Example, a CI job that separates smoke checks from deeper evaluation
A good pipeline often has stages with different purposes.
name: ai-feature-ci
on: [pull_request]
jobs: smoke: runs-on: ubuntu-latest steps: - uses: actions/checkout@v4 - run: npm ci - run: npm test – –grep smoke
ai-eval: runs-on: ubuntu-latest needs: smoke steps: - uses: actions/checkout@v4 - run: npm ci - run: npm run eval:golden - run: npm run eval:edge-cases
This separation is useful because not every check belongs in the same tier. Fast smoke tests give immediate feedback, while evaluation suites can be broader and more expensive.
Decision criteria for trusting a green build
A green build deserves trust only if enough of the following are true:
The suite exercises high-impact user journeys
If your AI feature influences revenue, support, safety, or compliance, the tests need to reflect those paths.
The suite includes behavior-level assertions
Structural checks alone are not enough. There must be some verification of meaning, correctness, or policy compliance.
The suite is stable enough to be actionable
If developers do not trust failures, they will ignore them. If they ignore them, CI has become decoration.
The environment is close enough to production
Mocked dependencies are useful, but at some point you need integration coverage with real model settings, real prompts, and real UI state.
The tests reflect current product risk
When the product changes, the test strategy should evolve. A suite built around last quarter’s failure modes can create a dangerous sense of safety.
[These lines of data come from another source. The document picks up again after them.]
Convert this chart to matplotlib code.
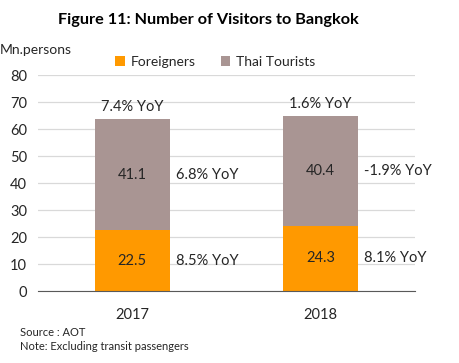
import numpy as np
import matplotlib.pyplot as plt

plt.rcParams["font.family"] = ["Lato", "DejaVu Sans"]

years = ["2017", "2018"]
foreigners = [22.5, 24.3]
thai = [41.1, 40.4]
total_yoy = ["7.4% YoY", "1.6% YoY"]
thai_yoy = ["6.8% YoY", "-1.9% YoY"]
foreign_yoy = ["8.5% YoY", "8.1% YoY"]

orange = "#FF9900"
mauve = "#A99593"
txt = "#262626"

fig = plt.figure(figsize=(4.59, 3.63), dpi=100)
ax = fig.add_axes([0.083, 0.198, 0.821, 0.595])

x = np.arange(len(years))
w = 0.4
ax.bar(x, foreigners, w, color=orange, label="Foreigners", zorder=3)
ax.bar(x, thai, w, bottom=foreigners, color=mauve, label="Thai Tourists", zorder=3)

for i in range(len(years)):
    top = foreigners[i] + thai[i]
    ax.text(x[i], foreigners[i] / 2, f"{foreigners[i]:.1f}", ha="center", va="center",
            fontsize=10.5, color=txt, zorder=4)
    ax.text(x[i], foreigners[i] + thai[i] / 2, f"{thai[i]:.1f}", ha="center", va="center",
            fontsize=10.5, color=txt, zorder=4)
    ax.text(x[i], top + 2, total_yoy[i], ha="center", va="bottom", fontsize=10.5, color=txt)
    ax.text(x[i] + w / 2 + 0.03, foreigners[i] + thai[i] / 2, thai_yoy[i], ha="left",
            va="center", fontsize=10.5, color=txt)
    ax.text(x[i] + w / 2 + 0.03, foreigners[i] / 2, foreign_yoy[i], ha="left",
            va="center", fontsize=10.5, color=txt)

ax.set_xlim(-0.5, 1.5)
ax.set_ylim(0, 80)
ax.set_yticks(np.arange(0, 81, 10))
ax.set_xticks(x)
ax.set_xticklabels(years)
ax.tick_params(length=0, labelsize=10.5, colors=txt)
ax.tick_params(axis="x", pad=12)
ax.tick_params(axis="y", pad=8)
ax.yaxis.grid(True, color="#D9D9D9", linewidth=0.9, zorder=0)
for s in ["top", "right", "left"]:
    ax.spines[s].set_visible(False)
ax.spines["bottom"].set_color("#595959")
ax.spines["bottom"].set_zorder(5)

ax.legend(loc="lower center", bbox_to_anchor=(0.47, 1.0), ncol=2, frameon=False,
          fontsize=10, handlelength=0.7, handleheight=0.7, handletextpad=0.4,
          columnspacing=1.8, borderaxespad=0.1, labelcolor=txt)

fig.text(0.455, 0.945, "Figure 11: Number of Visitors to Bangkok", ha="center",
         va="center", fontsize=11.7, fontweight="bold", color="black")
fig.text(0.0, 0.862, "Mn.persons", ha="left", va="center", fontsize=10, color=txt)
fig.text(0.044, 0.083, "Source : AOT", ha="left", va="center", fontsize=8, color=txt)
fig.text(0.044, 0.046, "Note: Excluding transit passengers", ha="left", va="center",
         fontsize=8, color=txt)

fig.savefig("out.png", dpi=100)
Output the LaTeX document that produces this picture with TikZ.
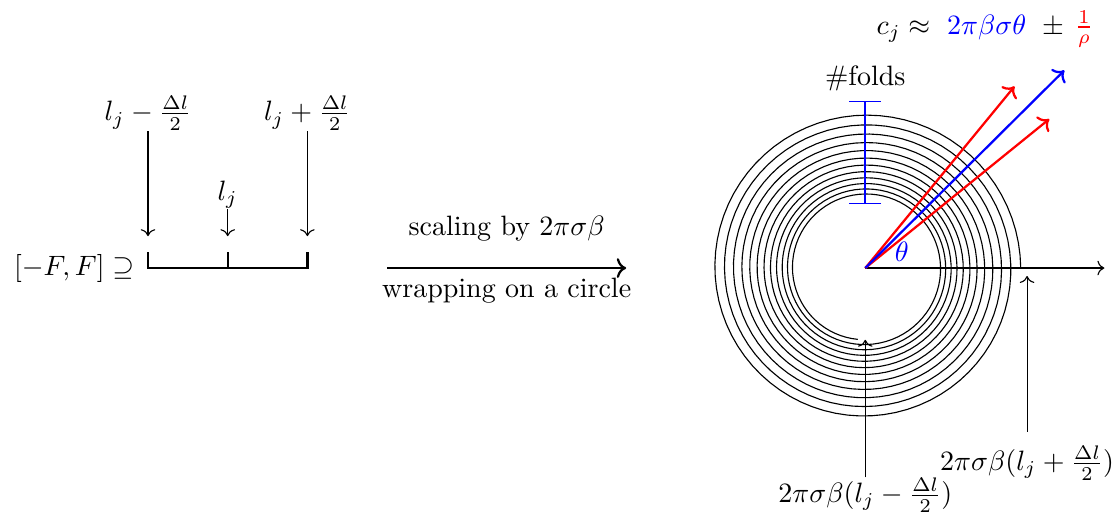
\documentclass[tikz,border=0pt]{standalone}
\usepackage{amsmath, amssymb}
\usepackage{tikz}
\usetikzlibrary{arrows.meta, calc}
\usepackage{xcolor}

\begin{document}
\begin{tikzpicture}[ray/.style={thick,->}, lbl/.style={inner sep=0pt}]
  \useasboundingbox (-1.857,-3.225) rectangle (12.146,3.363);
  % interval on the line
  \draw[thick](0,0.2)--(0,0)--(2,0)--(2,0.2);
  \draw[thick](1,0)--(1,0.2);
  \node[left] (setF) at (-0.05,0) {$[-F,F]\supseteq$};
  \node[lbl] (lminus) at (0,1.94) {$l_j-\frac{\Delta l}{2}$};
  \node[lbl] (lmid) at (1,0.92) {$l_j$};
  \node[lbl] (lplus) at (2,1.94) {$l_j+\frac{\Delta l}{2}$};
  \coordinate (tminus) at (0,0.4);
  \coordinate (tmid) at (1,0.4);
  \coordinate (tplus) at (2,0.4);
  \draw[->](lminus)--(tminus);
  \draw[->](lmid)--(tmid);
  \draw[->](lplus)--(tplus);
  % scaling arrow
  \coordinate (ws) at (3,0);
  \coordinate (we) at (6,0);
  \draw[thick,->](ws)--(we)
    node[midway,above=6pt] (scaling) {scaling by $2\pi\sigma\beta$}
    node[midway,below] (wrapping) {wrapping on a circle};
  % spiral
  \coordinate (O) at (9,0);
  \coordinate (xend) at (12,0);
  \draw[->](O)--(xend);
  \draw[shift={(9,0)},domain=-3960:264,samples=900,variable=\t]
    plot (\t:{0.9*exp(0.000189*(264-\t))});
  % number of folds
  \coordinate (fbot) at (9,0.8);
  \coordinate (ftop) at (9,2.1);
  \draw[blue,semithick,{Bar[width=4mm]}-{Bar[width=4mm]}](fbot)--(ftop);
  \node[above] (folds) at (ftop) {\#folds};
  % directions
  \path (O) ++(50.6:2.95) coordinate (rhi);
  \path (O) ++(39:2.97) coordinate (rlo);
  \path (O) ++(44.8:3.52) coordinate (bmid);
  \draw[ray,red](O)--(rhi);
  \draw[ray,red](O)--(rlo);
  \draw[ray,blue](O)--(bmid);
  \node[blue] (theta) at (9.46,0.2) {$\theta$};
  \node (cj) at (10.5,3.0) {$c_j\approx\ {\color{blue}2\pi\beta\sigma\theta}\ \pm\,{\color{red}\frac{1}{\rho}}$};
  % end points of the spiral
  \node[lbl] (lab1) at (9,-2.85) {$2\pi\sigma\beta(l_j-\frac{\Delta l}{2})$};
  \node[inner sep=5pt] (lab2) at (11.03,-2.45) {$2\pi\sigma\beta(l_j+\frac{\Delta l}{2})$};
  \coordinate (s1) at (9,-0.9);
  \coordinate (s2) at (11.03,-0.1);
  \draw[->](lab1)--(s1);
  \draw[->](lab2)--(s2);
\end{tikzpicture}
\end{document}
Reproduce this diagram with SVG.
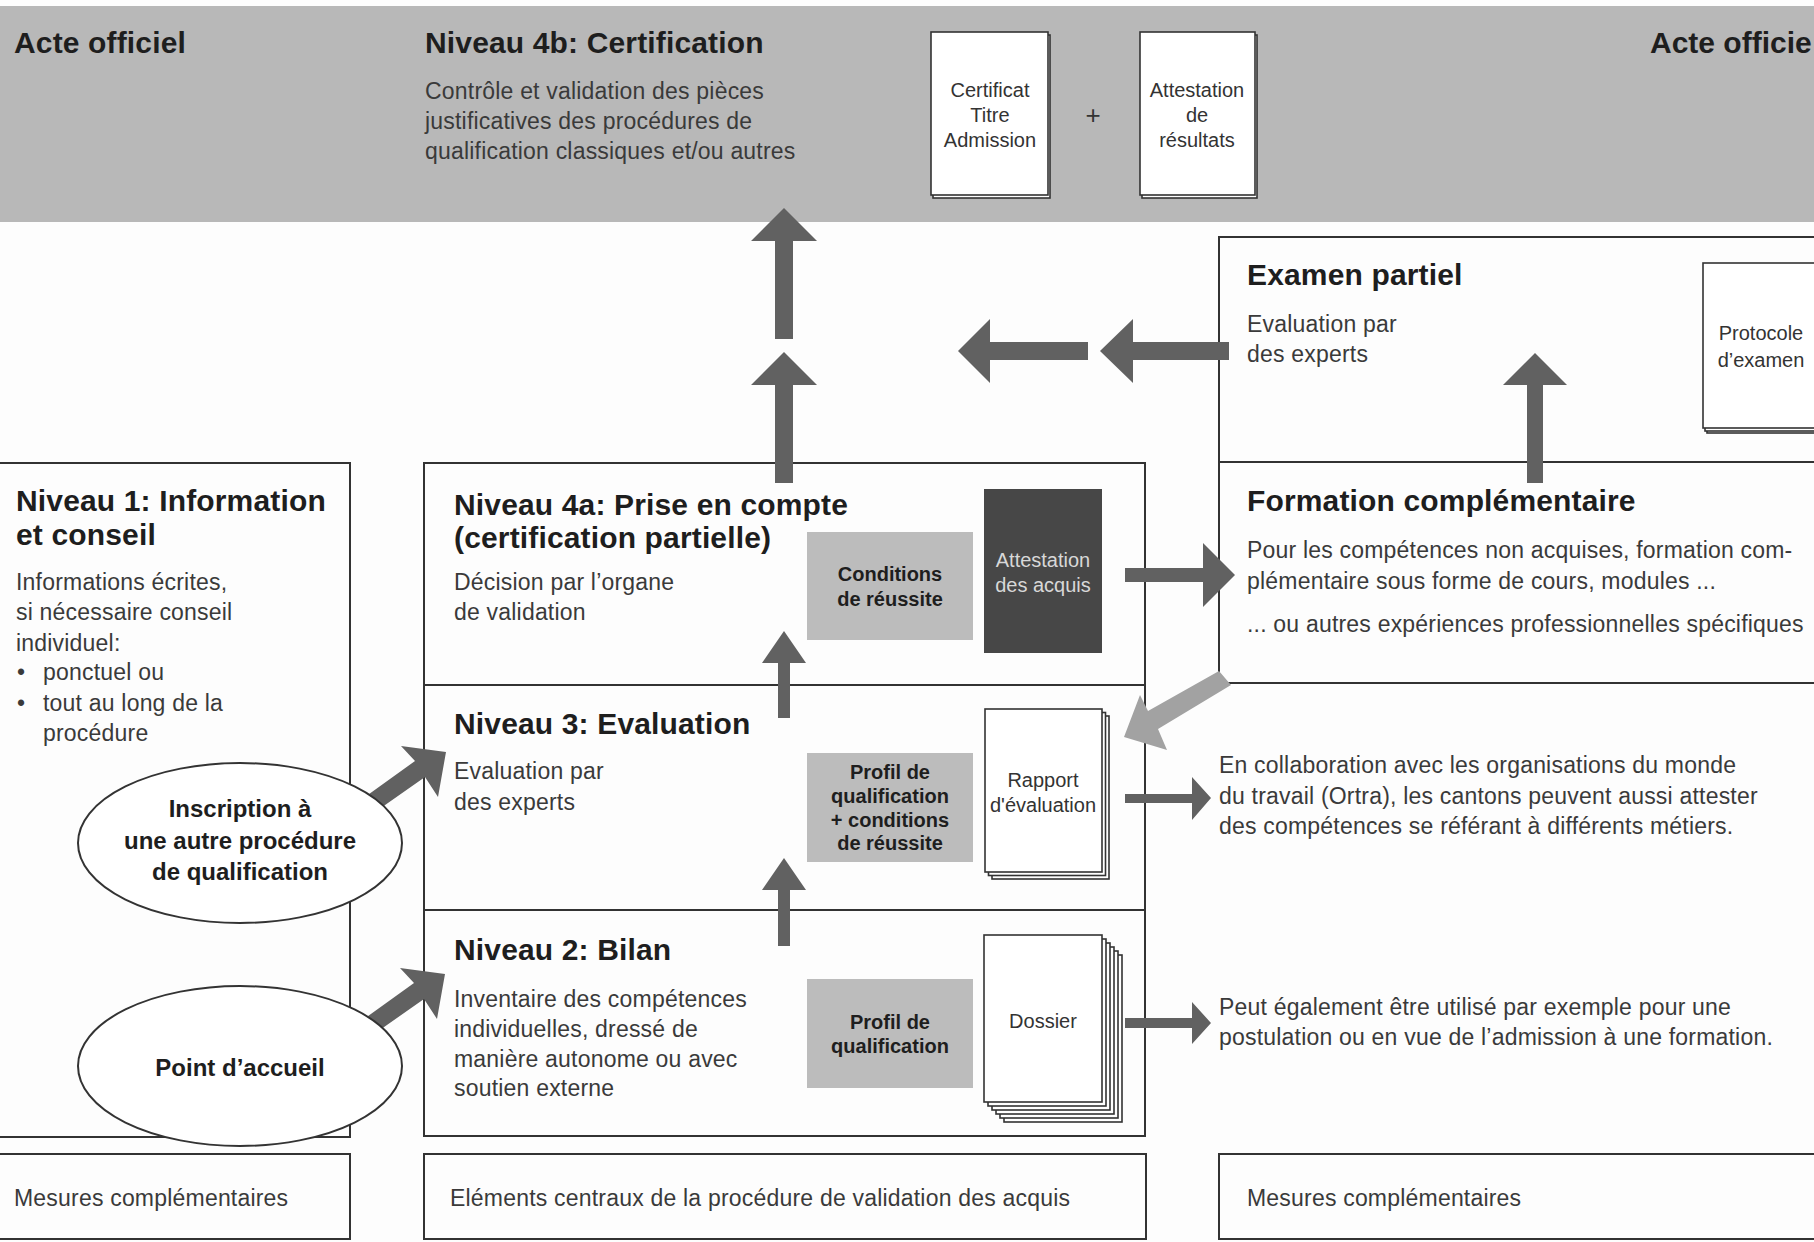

What to report to leadership
Engineering directors, QA managers, DevOps leaders, and CTOs usually do not need raw test logs. They need a release-confidence summary that answers these questions:
- What kinds of regressions are we currently good at catching?
- Which critical flows are under-tested?
- How flaky is the pipeline, and where?
- How much of the AI behavior is validated semantically versus structurally?
- Which recent changes increase release risk?
A dashboard that shows only green or red is too coarse. A dashboard that shows confidence by risk tier, flake rate by suite, and coverage of AI-specific failure modes is much more useful.
A simple operating model for better confidence
If you want a practical starting point, adopt this operating model:
- Define the critical journeys for each AI feature
- List the failure modes that would hurt users or the business
- Map each failure mode to at least one observable test
- Separate fast smoke tests from deeper evaluation suites
- Track flakiness and signal quality, not just pass rate
- Review CI gaps whenever the model, prompt, or UI changes
This is not glamorous work, but it is the work that turns CI from a ceremonial check into a useful release control.
The main lesson
The central mistake teams make is assuming that green CI means low release risk. For AI features, that assumption is often wrong. Passing pipelines can hide model regressions, prompt drift, UI breakage, and integration failures because the tests are too narrow, too shallow, or too brittle.
The better question is not whether CI is green, but whether it is telling you something real. If you measure CI signal quality, track test pass rate limitations, and weight tests by business risk, you can reduce false confidence in green CI for AI features and make release decisions with a lot more honesty.
That is the standard worth aiming for, not perfect certainty, just trustworthy evidence.